The next morning, on our never-ending quest for good coffee, we drove to the tiny town of Goodwell, OK. It was founded as a railroad stop that had a good well. The coffee shop was gone, but instead we discovered the fascinating No Man’s Land Historical Museum. It was founded during the Dust Bowl era as a way for the local people to preserve their heritage and have something to do after their farms had been ravaged by the winds, drought, and dust. The severe brick exterior was softened by the thriving, native Buffalo grass. Inside, we saw two graphs that showed the wild variations of rainfall in the area, and a second showing the rapid rise of the cattle industry in the area after WWII.
The displays were often from local collections showing what the community valued and how it wanted to preserve its memory and identity.

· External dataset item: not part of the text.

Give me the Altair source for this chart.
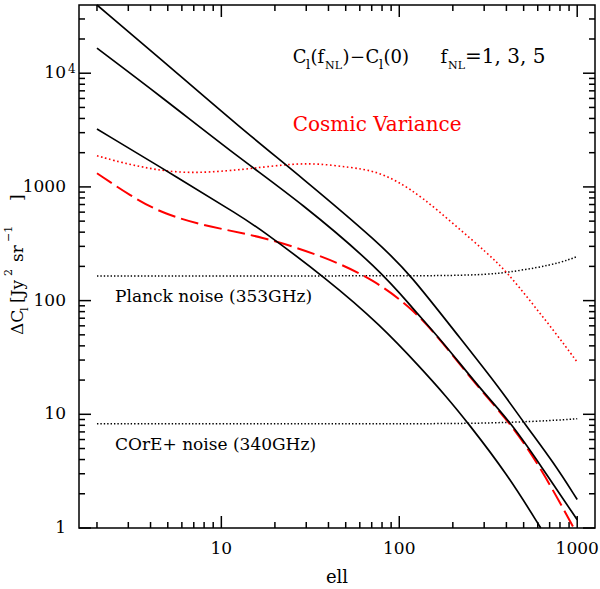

We began to see how these local museums were an invaluable way of understanding a place through its own selective remembrance. The quality of the exhibits was sometimes astonishing. The enormous energy, skill, and craftsmanship put into creating some of these objects spoke to an indomitable creative spirit that was moving for both of us. Given the history and context of this region, these small museums were a revelation.
We traveled many miles through Oklahoma’s Panhandle seeing endless corn fields watered by massive center-pivot irrigation.
We finally found a good cup of coffee in a Christian coffee shop called Higher Grounds in the border town of Elkhart, KS. We then headed north into another ocean of grass called the Cimarron National Grasslands. It is the largest area of public land in the state of Kansas and during the Dust Bowl this area was the most devastated county in the nation. The Federal government bought land from bankrupt farmers, restored the original prairie, and in 1960 the National Grasslands was created. However, this is a mixed- use area where cattle are grazed, and oil and gas wells are found.
We drove our Prius down a bumpy dirt road to a place called “Point of Rocks” where we gazed out over the Cimarron River with its beautiful Autumn foliage. Here the 19th century westward pioneers following the Cimarron Cutoff of the Santa Fe Trail, used the rocks as a navigation point, and we could still see the wagon tracks stretching all the way to the Western horizon. The restored grasslands were rich in diversity and breathtakingly beautiful. The nearby Middle Springs was a big draw for wildlife, Native people, and the early pioneers. It showed what this natural landscape could look like with the addition of a little water.
As we were heading to spend the night in Dodge City, KS we had been told that we had to visit “Dorothy’s House and the Land of Oz” in the oddly named town of Liberal in conservative southwestern Kansas. It turned out to be a quirky, slightly offbeat, tourist trap that featured a recreation of Dorothy’s fictional house in the Wizard of Oz. After spending only a few minutes there, we dropped all our literary pretentions and quickly headed out of town.
We spent much of our time in the Southern Great Plains trying to comprehend the vast scale of the place. It was a humbling and confusing experience to be in this space. Endless trains, monumental grain silos, and unrelenting wind, dryness, and silence. As the sun was setting, I stood next to a huge field of corn stubble and endless wind turbines stretching off into infinity. We used this part of our trip to try to find answers to our questions about the future of the old Dust Bowl. Instead of answers, we found possibilities, and more questions.
One possibility came from an NPR story that gave us a faint sense of hope for the future of the area. “With the Ogallala Aquifer drying up, Kansas ponders limits to irrigation. Water levels in the Ogallala Aquifer continue to plummet as farm irrigation swallows an average of more than 2 billion gallons of groundwater per-day statewide. But after decades of mostly inaction from Kansas leaders, the state’s approach to water conservation might finally be starting to shift.” We will see.